Айзек Азимов утверждал, что цивилизация, производящая много знаний и пренебрегающая мудростью, обречена на саморазрушение. Его мысль продолжил Арнольд Тойнби и процитировал Ибн Халдуна: «Цивилизации не убивают, они кончают самоубийством». Совсем не плохо, что мы хотим более эффективно использовать мозг, но следует ли при этом забывать о разумности? Как весьма наглядно продемонстрировал ХХ век, хороший профессионал может быть негуманным мерзавцем. Можно даже заниматься научными исследованиями, исключив мудрость и даже презирая ее.
Моя отправная точка зрения в том, что человек — более великое явление, чем все его создания: больницы, университеты, армии или государства. Это для меня аксиома. Он не должен им подчиняться, еще ни разу в жизни университет или государство не сотворили человека, а ему по силам создать и государство, и университет.

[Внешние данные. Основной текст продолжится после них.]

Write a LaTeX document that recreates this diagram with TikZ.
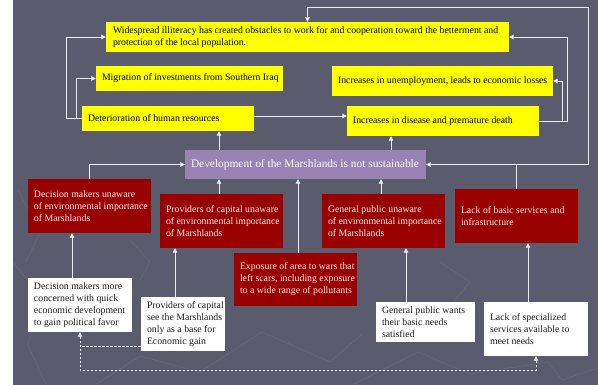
\documentclass[tikz,border=0pt]{standalone}
\usepackage{fontspec}
\setmainfont{Liberation Serif}
\usetikzlibrary{arrows.meta,calc}
\definecolor{slate}{HTML}{5A5C6E}
\definecolor{slateline}{HTML}{67697B}
\definecolor{yellowbox}{HTML}{FFFF00}
\definecolor{redbox}{HTML}{990000}
\definecolor{purplebox}{HTML}{9883B4}
\definecolor{linkwhite}{HTML}{ECECF0}
\definecolor{redtext}{HTML}{F6E8E8}
\definecolor{darktext}{HTML}{1E1E1E}
\begin{document}
\begin{tikzpicture}[x=1pt,y=-1pt,
  box/.style={rectangle, draw=none, inner sep=0pt},
  yel/.style={box, fill=yellowbox},
  purp/.style={box, fill=purplebox},
  red/.style={box, fill=redbox},
  wht/.style={box, fill=white},
  txt/.style={anchor=west, align=left, inner sep=0pt, font=\fontsize{9.8}{12}\selectfont},
  ytxt/.style={txt, text=black},
  rtxt/.style={txt, text=redtext},
  wtxt/.style={txt, text=darktext},
  tip/.tip={Triangle[length=4.5pt,width=4.5pt]},
  link/.style={draw=linkwhite, line width=0.8pt, -tip},
  dlink/.style={draw=linkwhite, line width=0.8pt, dash pattern=on 2.5pt off 1.5pt},
  texture/.style={draw=slateline, line width=0.6pt, line join=round},
]
% canvas
\fill[white] (0,0) rectangle (598,385);
\fill[slate] (13,0) rectangle (598,385);
\useasboundingbox (0,0) rectangle (598,385);

% faint background texture
\draw[texture] (13,262) -- (42,298) -- (28,345) -- (46,385);
\draw[texture] (18,190) -- (40,232) -- (26,262);
\draw[texture] (95,385) -- (140,356) -- (200,372) -- (262,332) -- (330,362) -- (362,334);
\draw[texture] (352,385) -- (418,352) -- (470,374) -- (548,362) -- (562,380) -- (598,368);
\draw[texture] (440,262) -- (470,282) -- (455,300);
\draw[texture] (130,240) -- (150,262) -- (140,280);

% effects (yellow)
\node[yel, minimum width=403, minimum height=30] (ill) at (307.5,37) {};
\node[ytxt, font=\fontsize{9.8}{11.5}\selectfont] (ill-t) at ([xshift=7]ill.west)
  {Widespread illiteracy has created obstacles to work for and cooperation toward the betterment and\\protection of the local population.};
\node[yel, minimum width=187, minimum height=25] (mig) at (189.5,78.5) {};
\node[ytxt] (mig-t) at ([xshift=6]mig.west) {Migration of investments from Southern Iraq};
\node[yel, minimum width=172, minimum height=25] (det) at (168,118.5) {};
\node[ytxt] (det-t) at ([xshift=6]det.west) {Deterioration of human resources};
\node[yel, minimum width=221, minimum height=30] (unemp) at (442.5,81) {};
\node[ytxt] (unemp-t) at ([xshift=6]unemp.west) {Increases in unemployment, leads to economic losses};
\node[yel, minimum width=192, minimum height=30] (dis) at (443,121) {};
\node[ytxt] (dis-t) at ([xshift=6]dis.west) {Increases in disease and premature death};

% central problem
\node[purp, minimum width=241, minimum height=29] (dev) at (305.5,164.5) {};
\node[txt, text=white, font=\fontsize{11.4}{13}\selectfont] (dev-t) at ([xshift=6]dev.west)
  {Development of the Marshlands is not sustainable};

% causes (red)
\node[red, minimum width=123, minimum height=54] (decU) at (89.5,206) {};
\node[rtxt] (decU-t) at ([xshift=6]decU.west) {Decision makers unaware\\of environmental importance\\of Marshlands};
\node[red, minimum width=123, minimum height=54] (provU) at (221.5,221) {};
\node[rtxt] (provU-t) at ([xshift=6]provU.west) {Providers of capital unaware\\of environmental importance\\of Marshlands};
\node[red, minimum width=123, minimum height=53] (expo) at (295.5,279.5) {};
\node[rtxt] (expo-t) at ([xshift=6]expo.west) {Exposure of area to wars that\\left scars, including exposure\\to a wide range of pollutants};
\node[red, minimum width=123, minimum height=54] (genU) at (383.5,221) {};
\node[rtxt] (genU-t) at ([xshift=6]genU.west) {General public unaware\\of environmental importance\\of Marshlands};
\node[red, minimum width=123, minimum height=54] (lackB) at (516.5,216) {};
\node[rtxt] (lackB-t) at ([xshift=6]lackB.west) {Lack of basic services and\\infrastructure};

% root causes (white)
\node[wht, minimum width=104, minimum height=54] (decM) at (80,305) {};
\node[wtxt] (decM-t) at ([xshift=6]decM.west) {Decision makers more\\concerned with quick\\economic development\\to gain political favor};
\node[wht, minimum width=84, minimum height=54] (provS) at (183,324) {};
\node[wtxt] (provS-t) at ([xshift=6]provS.west) {Providers of capital\\see the Marshlands\\only as a base for\\Economic gain};
\node[wht, minimum width=99, minimum height=40] (genW) at (425.5,322) {};
\node[wtxt] (genW-t) at ([xshift=6]genW.west) {General public wants\\their basic needs\\satisfied};
\node[wht, minimum width=104, minimum height=54] (lackS) at (536,329) {};
\node[wtxt] (lackS-t) at ([xshift=6]lackS.west) {Lack of specialized\\services available to\\meet needs};

% causes -> central problem
\draw[link] (decU.north) |- (dev.west);
\draw[link] ([xshift=-2.5]provU.north) -- ([xshift=-2.5]provU.north |- dev.south);
\draw[link] ([xshift=2.5]expo.north) -- ([xshift=2.5]expo.north |- dev.south);
\draw[link] ([xshift=-2.5]genU.north) -- ([xshift=-2.5]genU.north |- dev.south);
\draw[link] (lackB.north) |- (dev.east);
\coordinate (rt) at (588,7);
\draw[link] (lackB.north) |- (rt |- dev.east) -- (rt) -| (ill.north);

% central problem -> effects
\draw[link] ([xshift=-86.5]dev.north) -- ([xshift=-86.5]dev.north |- det.south);
\draw[link] ([xshift=85.5]dev.north) -- ([xshift=85.5]dev.north |- dis.south);
\draw[link] ([yshift=2.5]det.east) -- ([yshift=2.5]det.east -| dis.west);
\draw[link] (det.west) -- ++(-5,0) |- (mig.west);
\draw[link] (det.west) -- ++(-15,0) |- (ill.west);
\draw[link] (dis.east) -- ++(23,0) |- (unemp.east);
\draw[link] (dis.east) -- ++(28,0) |- (ill.east);

% root causes -> causes
\draw[link] ([xshift=-8]decM.north) -- ([xshift=-8]decM.north |- decU.south);
\draw[link] ([xshift=-8]provS.north) -- ([xshift=-8]provS.north |- provU.south);
\draw[link] ([xshift=-19.5]genW.north) -- ([xshift=-19.5]genW.north |- genU.south);
\draw[link] ([xshift=-8]lackS.north) -- ([xshift=-8]lackS.north |- lackB.south);

% dashed links between root causes
\coordinate (dl) at (0,370);
\draw[dlink, tip-tip] (decM.south) -- (decM.south |- dl) -| (lackS.south);
\coordinate (pj) at ([yshift=-22]provS.west);
\draw[dlink] (pj) -- (pj -| decM.south);
\end{tikzpicture}
\end{document}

Я не претендую на истину в последней инстанции, а хочу предложить читателям просто задать себе те нестандартные вопросы, которые помогут определить влияние шаблонного мышления. Вот эти вопросы:
Кто кому служит?
Кто против кого?
Кто ради кого умирает?
Задав себе эти вопросы, надеюсь, вы задумаетесь, что же такое нейромудрость.
Глава 1
Моя история
Человечество плетет паутину, в которой само же и вязнет.
Нейронауки пронизывают все вокруг
В 2003 году я поступил в Университет Париж-Сакле[243], в то время он еще назывался Париж-юг. Именно здесь я познакомился с профессором Эрве Даниэлем, который и передал мне страсть к изучению нейронов и глиальных клеток. Тогда же меня глубоко заинтересовали работы Франциско Варелы. Вместе со своим наставником Умберто Матураной он смог превратить биологию в раздел математики, где фраза: «Допустим, что живое существо порядка N…» не выглядит дикостью. И меня всегда это зачаровывало.
Какое-то время спустя я уехал на пригородной электричке из Орсе в Высшую нормальную школу возле Пантеона. Здесь случилось открытие: закачанные в меня знания неэргономичны. Меня это не обрадовало, и я на собственном опыте ощутил, что развитие личности не является приоритетом нашего высшего образования и даже самые блестящие умы, как маленькие дети, верят, что страдания — это заслуга.
В 2006 году я ушел из Высшей нормальной школы для продолжения изучения нейронаук в Кембридже, где на меня произвел большое впечатление очень эргономичный, замечательный кампус. Я попал из ада в рай. Моя стажировка сначала проходила на факультете экспериментальной психологии под руководством Брайана Мура и Брайана Гласберга. Мне предложили изучать психоакустику, то есть восприятие звуков нашим мозгом; особенно была интересна проблема «обходных путей модальности ощущений» или возможность скорее слышать треугольники, чем их видеть. В 2009 году моим руководителем стала Лоррен Тайлер, с которой мы получили интересные результаты в ходе магнитоэнцефалографических исследований, что натолкнуло меня на мысль заняться нейроэргономикой в литературе, прежде всего в поэзии.
Пытаясь поскорей избавиться от наследия французского высшего образования, я решил продолжить образование в Стэнфорде, но вскоре вернулся в Высшую нормальную школу, где оазисом в пустыне для меня стали работы Станисласа Деана из Коллеж де Франс, посвященные «глобальному рабочему пространству нашего сознания»[244].
Депрессия пробудила мой интерес к нейроэргономике как способу превращать свинец жизни в золото. В Орсе я интересовался компьютерными играми и их влиянием на обучение. Игры и стали моей специализацией по окончании Высшей нормальной школы. Тему диссертации я хотел выбрать сам и самостоятельно написать ее от А до Я, не допуская даже мысли, что мне навяжут команду руководителей. Мне не хотелось быть для них дешевой рабочей силой и принимать как должное этот подневольный труд. Из-за этого «непослушания» мне отказали в финансировании. Я сполна насладился шаткостью своего положения, которое одними воспринималась как крах всех надежд, а другими, и мной самим, — как интересный жизненный урок.